[Source code of charts]
-*-*-

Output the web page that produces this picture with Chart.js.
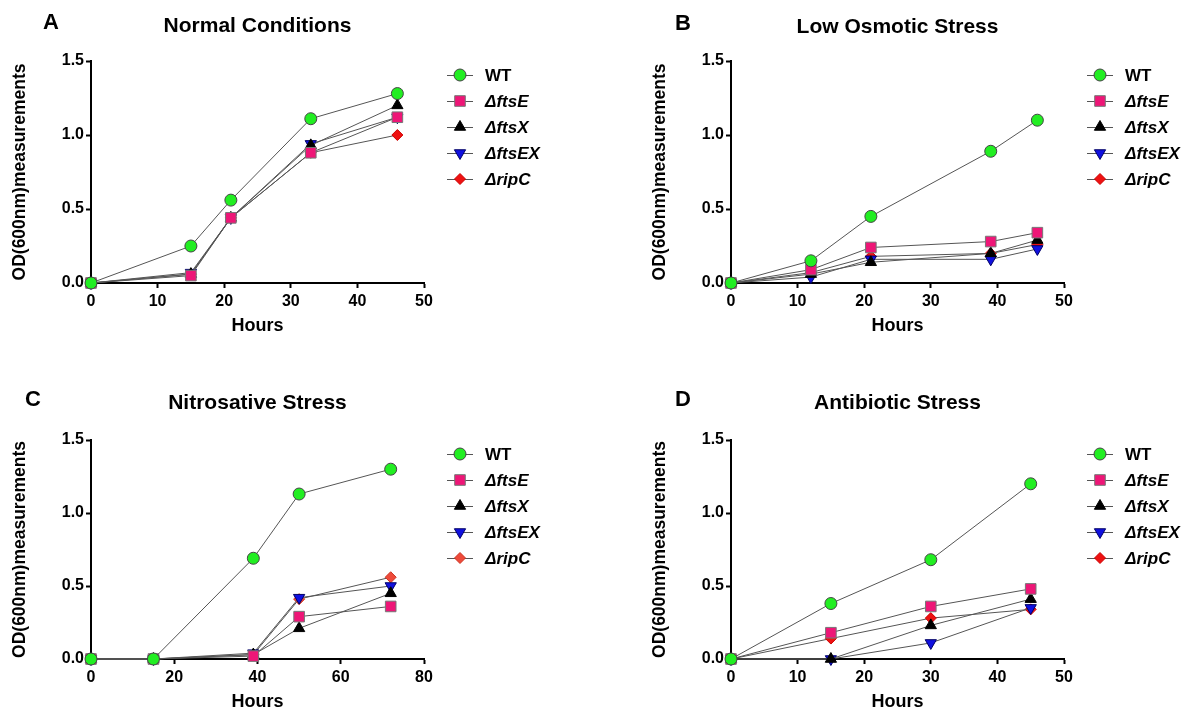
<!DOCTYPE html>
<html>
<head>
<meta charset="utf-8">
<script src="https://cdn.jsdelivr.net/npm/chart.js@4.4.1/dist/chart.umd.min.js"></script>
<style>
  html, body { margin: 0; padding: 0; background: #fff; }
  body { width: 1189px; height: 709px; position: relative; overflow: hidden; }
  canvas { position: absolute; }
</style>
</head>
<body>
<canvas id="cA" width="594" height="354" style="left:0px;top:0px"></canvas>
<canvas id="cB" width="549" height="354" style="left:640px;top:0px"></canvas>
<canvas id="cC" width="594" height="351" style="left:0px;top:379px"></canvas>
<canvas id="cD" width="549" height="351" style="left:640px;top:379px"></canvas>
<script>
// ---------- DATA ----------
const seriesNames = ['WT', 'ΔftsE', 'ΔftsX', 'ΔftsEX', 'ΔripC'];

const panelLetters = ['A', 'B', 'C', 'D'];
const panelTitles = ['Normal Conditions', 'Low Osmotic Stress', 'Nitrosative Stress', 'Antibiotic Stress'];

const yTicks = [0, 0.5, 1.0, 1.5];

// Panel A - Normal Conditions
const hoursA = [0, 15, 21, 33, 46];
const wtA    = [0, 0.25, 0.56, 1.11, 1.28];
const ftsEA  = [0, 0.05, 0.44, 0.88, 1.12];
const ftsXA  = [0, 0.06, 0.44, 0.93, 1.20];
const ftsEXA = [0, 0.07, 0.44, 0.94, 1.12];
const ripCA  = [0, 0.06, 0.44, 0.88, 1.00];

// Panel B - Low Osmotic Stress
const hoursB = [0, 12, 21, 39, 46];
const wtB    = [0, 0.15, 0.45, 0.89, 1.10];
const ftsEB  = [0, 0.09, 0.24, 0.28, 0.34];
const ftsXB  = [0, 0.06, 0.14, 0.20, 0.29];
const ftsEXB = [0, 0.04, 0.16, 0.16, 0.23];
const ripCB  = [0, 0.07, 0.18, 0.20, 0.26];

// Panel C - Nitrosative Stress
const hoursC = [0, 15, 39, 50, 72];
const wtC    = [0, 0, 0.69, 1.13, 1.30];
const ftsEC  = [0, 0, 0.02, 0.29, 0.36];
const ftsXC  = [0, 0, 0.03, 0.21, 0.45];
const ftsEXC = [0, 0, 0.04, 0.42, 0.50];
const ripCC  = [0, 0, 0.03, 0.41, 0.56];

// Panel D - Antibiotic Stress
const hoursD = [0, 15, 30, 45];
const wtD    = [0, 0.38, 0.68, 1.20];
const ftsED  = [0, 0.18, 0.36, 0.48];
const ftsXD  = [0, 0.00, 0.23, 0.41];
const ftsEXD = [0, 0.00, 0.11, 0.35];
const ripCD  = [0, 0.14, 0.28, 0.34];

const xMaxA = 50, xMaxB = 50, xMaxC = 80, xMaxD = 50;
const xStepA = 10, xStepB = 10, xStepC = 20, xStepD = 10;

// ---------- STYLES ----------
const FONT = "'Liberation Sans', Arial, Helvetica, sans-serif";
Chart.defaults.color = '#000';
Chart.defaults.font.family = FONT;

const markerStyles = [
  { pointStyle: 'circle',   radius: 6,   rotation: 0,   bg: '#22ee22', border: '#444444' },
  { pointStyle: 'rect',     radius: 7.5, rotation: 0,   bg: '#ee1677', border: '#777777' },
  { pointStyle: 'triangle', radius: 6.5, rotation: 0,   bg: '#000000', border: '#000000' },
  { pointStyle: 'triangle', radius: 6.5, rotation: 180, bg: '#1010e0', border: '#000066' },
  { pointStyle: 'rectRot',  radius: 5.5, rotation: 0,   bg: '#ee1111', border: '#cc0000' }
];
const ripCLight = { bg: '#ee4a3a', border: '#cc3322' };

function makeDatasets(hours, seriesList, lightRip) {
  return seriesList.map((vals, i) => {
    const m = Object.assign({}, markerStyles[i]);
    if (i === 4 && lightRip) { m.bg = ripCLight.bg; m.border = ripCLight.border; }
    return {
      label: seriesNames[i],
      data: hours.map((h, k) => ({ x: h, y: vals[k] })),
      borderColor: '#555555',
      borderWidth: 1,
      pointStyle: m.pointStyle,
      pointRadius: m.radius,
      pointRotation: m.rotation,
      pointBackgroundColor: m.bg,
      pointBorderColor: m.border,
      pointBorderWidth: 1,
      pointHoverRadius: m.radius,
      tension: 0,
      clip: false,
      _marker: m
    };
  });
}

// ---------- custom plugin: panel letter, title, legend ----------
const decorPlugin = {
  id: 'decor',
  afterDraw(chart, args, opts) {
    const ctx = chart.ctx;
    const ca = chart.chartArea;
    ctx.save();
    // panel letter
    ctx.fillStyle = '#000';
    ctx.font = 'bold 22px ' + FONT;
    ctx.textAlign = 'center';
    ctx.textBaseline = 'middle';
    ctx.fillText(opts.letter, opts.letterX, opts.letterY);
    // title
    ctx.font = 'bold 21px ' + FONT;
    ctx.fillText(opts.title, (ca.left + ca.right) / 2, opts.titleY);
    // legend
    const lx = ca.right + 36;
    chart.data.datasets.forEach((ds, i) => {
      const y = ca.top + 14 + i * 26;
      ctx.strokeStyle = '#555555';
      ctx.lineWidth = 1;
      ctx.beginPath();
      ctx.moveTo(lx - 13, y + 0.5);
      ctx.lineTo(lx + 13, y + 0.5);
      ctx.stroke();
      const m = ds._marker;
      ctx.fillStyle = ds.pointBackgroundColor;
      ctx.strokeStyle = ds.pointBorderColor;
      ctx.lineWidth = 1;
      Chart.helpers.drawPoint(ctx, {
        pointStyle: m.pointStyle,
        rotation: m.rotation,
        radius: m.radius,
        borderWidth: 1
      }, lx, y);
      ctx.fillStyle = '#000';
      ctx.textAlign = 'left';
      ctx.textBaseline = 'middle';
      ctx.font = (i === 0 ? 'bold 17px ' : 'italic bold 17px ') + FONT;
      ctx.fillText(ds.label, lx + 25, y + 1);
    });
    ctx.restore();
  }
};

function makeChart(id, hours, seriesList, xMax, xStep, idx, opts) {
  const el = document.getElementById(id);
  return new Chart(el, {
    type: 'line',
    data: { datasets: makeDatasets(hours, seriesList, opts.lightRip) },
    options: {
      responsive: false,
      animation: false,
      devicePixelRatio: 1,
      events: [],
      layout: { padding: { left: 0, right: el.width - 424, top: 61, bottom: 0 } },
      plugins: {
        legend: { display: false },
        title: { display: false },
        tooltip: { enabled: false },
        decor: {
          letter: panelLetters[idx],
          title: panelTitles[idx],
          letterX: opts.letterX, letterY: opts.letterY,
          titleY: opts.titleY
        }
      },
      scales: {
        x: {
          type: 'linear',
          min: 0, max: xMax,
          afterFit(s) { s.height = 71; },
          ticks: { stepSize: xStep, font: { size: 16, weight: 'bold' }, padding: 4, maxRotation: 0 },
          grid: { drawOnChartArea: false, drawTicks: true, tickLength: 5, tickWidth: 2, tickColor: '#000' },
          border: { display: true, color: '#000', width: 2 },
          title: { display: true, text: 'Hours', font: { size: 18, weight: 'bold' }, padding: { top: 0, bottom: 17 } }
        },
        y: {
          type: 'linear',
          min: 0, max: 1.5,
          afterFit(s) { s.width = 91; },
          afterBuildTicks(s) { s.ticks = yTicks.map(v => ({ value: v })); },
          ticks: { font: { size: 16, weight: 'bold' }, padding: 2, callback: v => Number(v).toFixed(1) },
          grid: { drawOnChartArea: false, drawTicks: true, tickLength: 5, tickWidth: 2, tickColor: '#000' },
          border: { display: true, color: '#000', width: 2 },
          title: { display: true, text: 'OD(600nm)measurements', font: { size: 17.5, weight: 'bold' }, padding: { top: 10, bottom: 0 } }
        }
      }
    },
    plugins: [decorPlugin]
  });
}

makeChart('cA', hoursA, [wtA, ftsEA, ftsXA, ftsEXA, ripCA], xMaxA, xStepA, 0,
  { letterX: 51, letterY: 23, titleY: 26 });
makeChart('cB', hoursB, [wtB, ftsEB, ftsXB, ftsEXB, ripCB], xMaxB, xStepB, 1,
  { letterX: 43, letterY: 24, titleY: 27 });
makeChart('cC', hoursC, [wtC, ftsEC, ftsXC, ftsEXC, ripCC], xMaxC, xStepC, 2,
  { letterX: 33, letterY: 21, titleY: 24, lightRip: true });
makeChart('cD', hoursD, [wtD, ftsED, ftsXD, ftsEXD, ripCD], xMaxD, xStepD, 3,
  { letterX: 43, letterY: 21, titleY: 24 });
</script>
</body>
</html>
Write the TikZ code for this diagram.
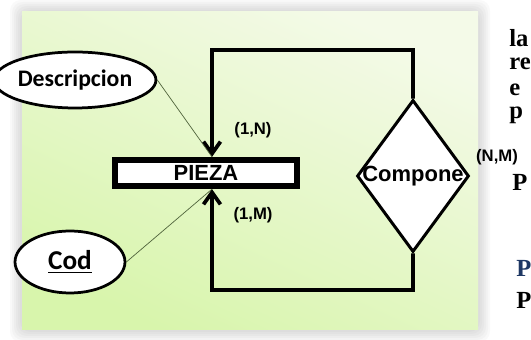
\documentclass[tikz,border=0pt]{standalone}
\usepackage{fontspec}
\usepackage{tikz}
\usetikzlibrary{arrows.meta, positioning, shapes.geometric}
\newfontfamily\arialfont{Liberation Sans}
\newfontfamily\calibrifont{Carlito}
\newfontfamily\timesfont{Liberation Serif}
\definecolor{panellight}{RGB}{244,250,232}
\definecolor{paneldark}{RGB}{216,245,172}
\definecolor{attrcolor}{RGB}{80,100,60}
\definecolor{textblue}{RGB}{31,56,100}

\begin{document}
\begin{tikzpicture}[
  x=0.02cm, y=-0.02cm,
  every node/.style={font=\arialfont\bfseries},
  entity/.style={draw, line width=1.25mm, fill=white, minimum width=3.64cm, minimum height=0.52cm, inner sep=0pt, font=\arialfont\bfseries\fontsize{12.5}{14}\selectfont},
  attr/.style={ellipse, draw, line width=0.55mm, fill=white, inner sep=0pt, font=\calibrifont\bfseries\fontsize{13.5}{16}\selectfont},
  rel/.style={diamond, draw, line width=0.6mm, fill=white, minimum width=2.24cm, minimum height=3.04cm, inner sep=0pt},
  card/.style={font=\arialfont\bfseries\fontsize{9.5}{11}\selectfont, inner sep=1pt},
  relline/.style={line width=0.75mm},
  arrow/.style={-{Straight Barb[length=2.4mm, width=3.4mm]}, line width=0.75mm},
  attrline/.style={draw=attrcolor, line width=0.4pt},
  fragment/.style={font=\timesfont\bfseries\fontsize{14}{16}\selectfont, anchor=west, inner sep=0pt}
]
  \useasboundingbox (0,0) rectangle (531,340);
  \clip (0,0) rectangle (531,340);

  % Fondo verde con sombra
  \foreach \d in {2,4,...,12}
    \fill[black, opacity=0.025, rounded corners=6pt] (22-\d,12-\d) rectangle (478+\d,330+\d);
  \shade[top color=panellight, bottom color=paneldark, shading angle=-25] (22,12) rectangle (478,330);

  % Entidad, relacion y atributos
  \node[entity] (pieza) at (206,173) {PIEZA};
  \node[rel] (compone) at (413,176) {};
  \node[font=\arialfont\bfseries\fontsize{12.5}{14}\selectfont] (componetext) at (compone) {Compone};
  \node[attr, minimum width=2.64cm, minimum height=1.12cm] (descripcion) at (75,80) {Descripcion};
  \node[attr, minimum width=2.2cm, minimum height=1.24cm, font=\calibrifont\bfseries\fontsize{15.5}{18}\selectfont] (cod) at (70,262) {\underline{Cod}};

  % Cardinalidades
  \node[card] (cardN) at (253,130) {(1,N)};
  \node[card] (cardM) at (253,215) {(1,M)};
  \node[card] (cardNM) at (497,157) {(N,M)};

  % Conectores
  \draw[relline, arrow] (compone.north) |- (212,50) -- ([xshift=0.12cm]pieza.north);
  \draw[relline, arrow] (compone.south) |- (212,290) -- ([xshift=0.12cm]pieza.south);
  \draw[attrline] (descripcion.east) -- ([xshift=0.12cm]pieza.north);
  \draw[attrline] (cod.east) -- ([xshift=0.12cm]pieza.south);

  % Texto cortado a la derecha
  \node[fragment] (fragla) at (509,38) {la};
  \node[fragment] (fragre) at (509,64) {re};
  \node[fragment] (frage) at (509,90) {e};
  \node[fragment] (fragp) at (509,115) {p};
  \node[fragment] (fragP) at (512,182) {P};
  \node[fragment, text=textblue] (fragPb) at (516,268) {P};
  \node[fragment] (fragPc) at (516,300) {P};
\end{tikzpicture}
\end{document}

-*-*-

### TASK REQUIREMENTS
Beginning with the first line of the records above, extract each line exactly through the line that holds "0.03, 0.41, 0.56];", both ends included. Omit pictures.

### TASK OUTPUT
Output the web page that produces this picture with Chart.js.
<!DOCTYPE html>
<html>
<head>
<meta charset="utf-8">
<script src="https://cdn.jsdelivr.net/npm/chart.js@4.4.1/dist/chart.umd.min.js"></script>
<style>
  html, body { margin: 0; padding: 0; background: #fff; }
  body { width: 1189px; height: 709px; position: relative; overflow: hidden; }
  canvas { position: absolute; }
</style>
</head>
<body>
<canvas id="cA" width="594" height="354" style="left:0px;top:0px"></canvas>
<canvas id="cB" width="549" height="354" style="left:640px;top:0px"></canvas>
<canvas id="cC" width="594" height="351" style="left:0px;top:379px"></canvas>
<canvas id="cD" width="549" height="351" style="left:640px;top:379px"></canvas>
<script>
// ---------- DATA ----------
const seriesNames = ['WT', 'ΔftsE', 'ΔftsX', 'ΔftsEX', 'ΔripC'];

const panelLetters = ['A', 'B', 'C', 'D'];
const panelTitles = ['Normal Conditions', 'Low Osmotic Stress', 'Nitrosative Stress', 'Antibiotic Stress'];

const yTicks = [0, 0.5, 1.0, 1.5];

// Panel A - Normal Conditions
const hoursA = [0, 15, 21, 33, 46];
const wtA    = [0, 0.25, 0.56, 1.11, 1.28];
const ftsEA  = [0, 0.05, 0.44, 0.88, 1.12];
const ftsXA  = [0, 0.06, 0.44, 0.93, 1.20];
const ftsEXA = [0, 0.07, 0.44, 0.94, 1.12];
const ripCA  = [0, 0.06, 0.44, 0.88, 1.00];

// Panel B - Low Osmotic Stress
const hoursB = [0, 12, 21, 39, 46];
const wtB    = [0, 0.15, 0.45, 0.89, 1.10];
const ftsEB  = [0, 0.09, 0.24, 0.28, 0.34];
const ftsXB  = [0, 0.06, 0.14, 0.20, 0.29];
const ftsEXB = [0, 0.04, 0.16, 0.16, 0.23];
const ripCB  = [0, 0.07, 0.18, 0.20, 0.26];

// Panel C - Nitrosative Stress
const hoursC = [0, 15, 39, 50, 72];
const wtC    = [0, 0, 0.69, 1.13, 1.30];
const ftsEC  = [0, 0, 0.02, 0.29, 0.36];
const ftsXC  = [0, 0, 0.03, 0.21, 0.45];
const ftsEXC = [0, 0, 0.04, 0.42, 0.50];
const ripCC  = [0, 0, 0.03, 0.41, 0.56];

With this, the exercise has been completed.